Nous avançons également la revendication de l’augmentation des salaires. Dire qu’il faut 1500€ par mois, ça peut paraître une revendication très molle voire réformiste. Sauf qu’en avançant cette revendication, on peut développer notre propagande sur le fait que le capital a repris 10 point au travail en 30 ans, et qu’il faut les récupérer. On peut également parler du contrôle de l’outil de production, etc. L’autre revendication classique du mouvement ouvrier que nous avançons est la diminution et le partage du temps de travail. Il y a des millions de chômeurs, il parait donc logique de diminuer le temps de travail de chacun pour le partager, sans baisse de salaire. Ainsi, on peut à nouveau développer notre propagande sur le partage des richesses, mais aussi sur l’arrêt des activités inutiles ou nuisible comme je le disais tout à l’heure.

Une question importante en ce moment en Europe, est celle du salaire socialisé, et surtout des retraites.

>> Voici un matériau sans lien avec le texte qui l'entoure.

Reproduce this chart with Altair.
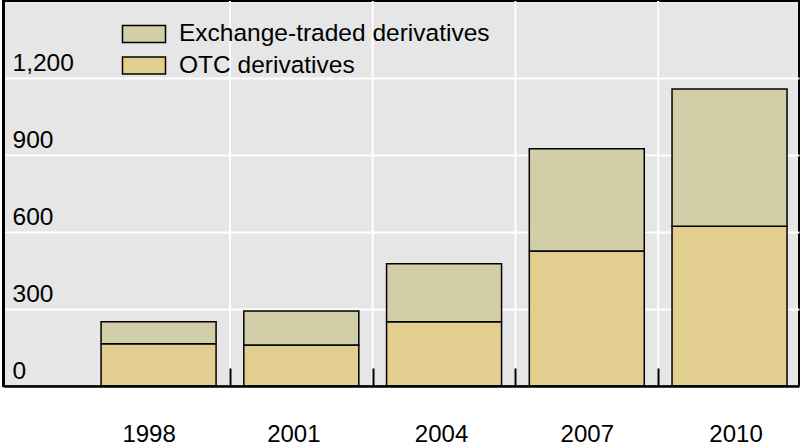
import altair as alt
import pandas as pd

years = [1998, 2001, 2004, 2007, 2010]
otc = [165, 160, 250, 526, 622]
exchange = [85, 132, 226, 398, 535]
series = ["Exchange-traded derivatives", "OTC derivatives"]
colors = ["#d1cea8", "#e2cf90"]
boundaries = [1999.5, 2002.5, 2005.5, 2008.5]
y_ticks = [0, 300, 600, 900, 1200]
label_shift = [-10, -8, -3, 0, 6]  # horizontal nudge of each year label (px)

rows = []
for yr, o, e in zip(years, otc, exchange):
    rows.append({"year": yr, "series": series[1], "value": o, "rank": 0})
    rows.append({"year": yr, "series": series[0], "value": e, "rank": 1})
df = pd.DataFrame(rows)
bdf = pd.DataFrame({"b": boundaries})

FONT = "Liberation Sans"
xscale = alt.Scale(domain=[1994.73, 2011.46], nice=False, zero=False, padding=0)

label_offset = {
    "condition": [{"test": f"datum.value == {yr}", "value": s}
                  for yr, s in zip(years[:-1], label_shift[:-1])],
    "value": label_shift[-1],
}

grid = alt.Chart(bdf).mark_rule(color="white", strokeWidth=2).encode(
    x=alt.X("b:Q", scale=xscale,
            axis=alt.Axis(orient="bottom", values=boundaries, labels=False, grid=False,
                          domain=False, ticks=True, tickSize=18, tickColor="black",
                          tickWidth=2, offset=-18, title=None, zindex=1))
)

bars = alt.Chart(df).mark_bar(size=115, stroke="black", strokeWidth=1.5).encode(
    x=alt.X("year:Q", scale=xscale,
            axis=alt.Axis(orient="bottom", values=years, format="d", grid=False, ticks=False,
                          tickSize=0, labelPadding=36, labelFontSize=24, labelColor="black",
                          labelFont=FONT, labelOffset=label_offset,
                          domain=True, domainColor="black", domainWidth=2.5,
                          title=None, zindex=1)),
    y=alt.Y("value:Q", stack="zero", scale=alt.Scale(domain=[0, 1500], nice=False),
            axis=alt.Axis(values=y_ticks, format=",d", grid=True, gridColor="white",
                          gridWidth=2, ticks=False, tickSize=0, labelAlign="left",
                          labelPadding=-9, labelBaseline="alphabetic", labelOffset=-8,
                          labelFontSize=24.5, labelColor="black", labelFont=FONT,
                          domain=True, domainColor="black", domainWidth=3, title=None)),
    color=alt.Color("series:N", scale=alt.Scale(domain=series, range=colors),
                    legend=alt.Legend(orient="none", legendX=123, legendY=15, title=None,
                                      labelFontSize=24.5, labelFont=FONT, labelColor="black",
                                      labelLimit=0,
                                      symbolType="M-1.265,-0.5H1.265V0.5H-1.265Z",
                                      symbolSize=1156, symbolStrokeColor="black",
                                      symbolStrokeWidth=1.5, symbolOpacity=1,
                                      labelOffset=17, rowPadding=1.5, padding=0)),
    order=alt.Order("rank:Q"),
)

chart = alt.layer(grid, bars).resolve_axis(x="independent").properties(
    width=796, height=385,
    autosize=alt.AutoSizeParams(type="none"),
    padding={"left": 3, "top": 1, "right": 2, "bottom": 62},
    background="white",
).configure_view(fill="#e6e6e6", stroke="black", strokeWidth=2)

chart.save("out.html", embed_options={"renderer": "svg", "actions": False})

Avancer des revendications offensives en plus de la défense des retraites nous permet de convaincre des gens au delà de la simple défense de la retraite à 60 ans (en France). Mais sur la question du salaire socialisé, on peut aussi avancée la revendication du salaire jeunes pour tous de 16 à 25 ans, équivalent au SMIC. On peut ainsi discuter avec des jeunes sur le rôle de la famille dans le capitalisme, sur le besoin et la nécessité d’autonomie pour s’émanciper, sur le fait que les jeunes scolarisés sont des jeunes travailleurs en formation, et qu’ils doivent donc être payé sur le même fonctionnement que la retraite par répartition. Ainsi, sur la question du salaire socialisé, on peut dire que plus on augmente les salaires et plus il y a de travailleurs, plus on a d’argent pour les caisses sociales, et donc on peut avancer nos revendications par un autre biais.

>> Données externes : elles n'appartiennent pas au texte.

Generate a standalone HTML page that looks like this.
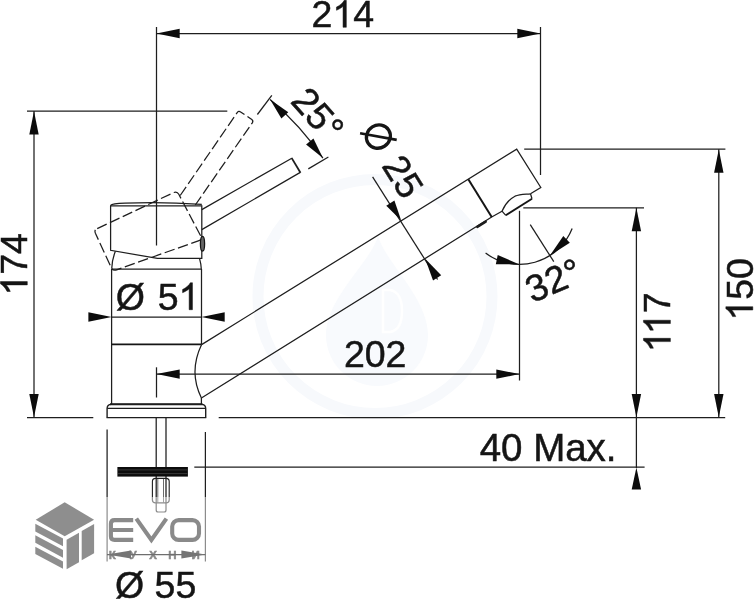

Un dernier axe revendicatif, moins évident pour notre courant politique, mais tout aussi essentiel, est autour des questions d’écologie. Une revendication transitoire aujourd’hui peut être la nationalisation sous contrôle ouvrier du secteur énergétique. Ce serait le seul moyen pour avoir une politique écologique conséquente, et pour accomplir les changements majeurs nécessaires. Mais ça va à l’encontre de toutes les politiques du FMI, de l’OMC, de l’UE, etc. qui vise à privatiser et atomiser l’énergie en l’ouvrant à la concurrence. Cela impliquerait une politique de relance de l’Etat, des grands investissements et des fermetures de marché au privé. Donc, d’une part un effort financier dont les Etats ne sont pas capables, et d’autre part, une perte de productivité » passagère qui serait inassumable pour les capitalistes dans le cadre de la concurrence mondiale. En partant de cette nécessité de base cela implique des luttes énormes contre le capitalisme.

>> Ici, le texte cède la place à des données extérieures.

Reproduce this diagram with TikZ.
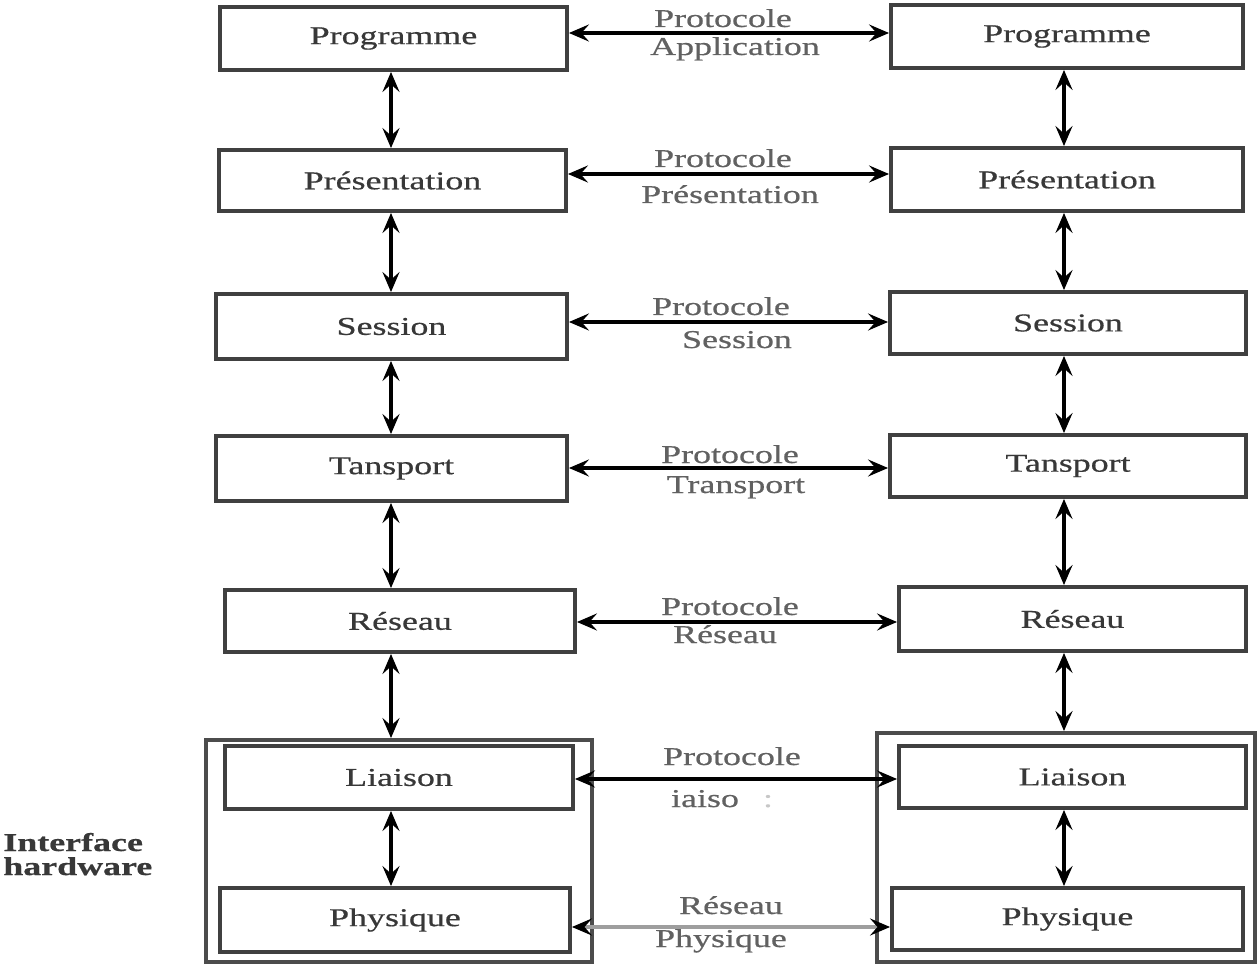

Sur cette question, notre propagande peut assez vite fusionner avec notre agitation. Loin de sous estimer cette question, il faut en faire un axe central de notre programme, car le dérèglement climatique est une des preuves les plus visibles de la barbarie capitaliste, une preuve que la classe dominante a du mal à masquer avec sa propagande. Aujourd’hui une petite revendication peut entrer en contradiction avec le capitalisme.

A la fois, c’est plus dure de retrouver la confiance dans les luttes et la conscience de classe, et en même temps, les confrontations s’accélèrent et se radicalisent réellement.

Maintenir la retraite à 60 ans alors qu’elle a été mise en place par un gouvernement de gauche sans lutte énorme dans les années 80, nécessite aujourd’hui une grève générale.

La tache des révolutionnaires aujourd’hui est de trouver des leviers pour remettre en cause le capitalisme et pour construire la grève générale et la transformation révolutionnaire de la société.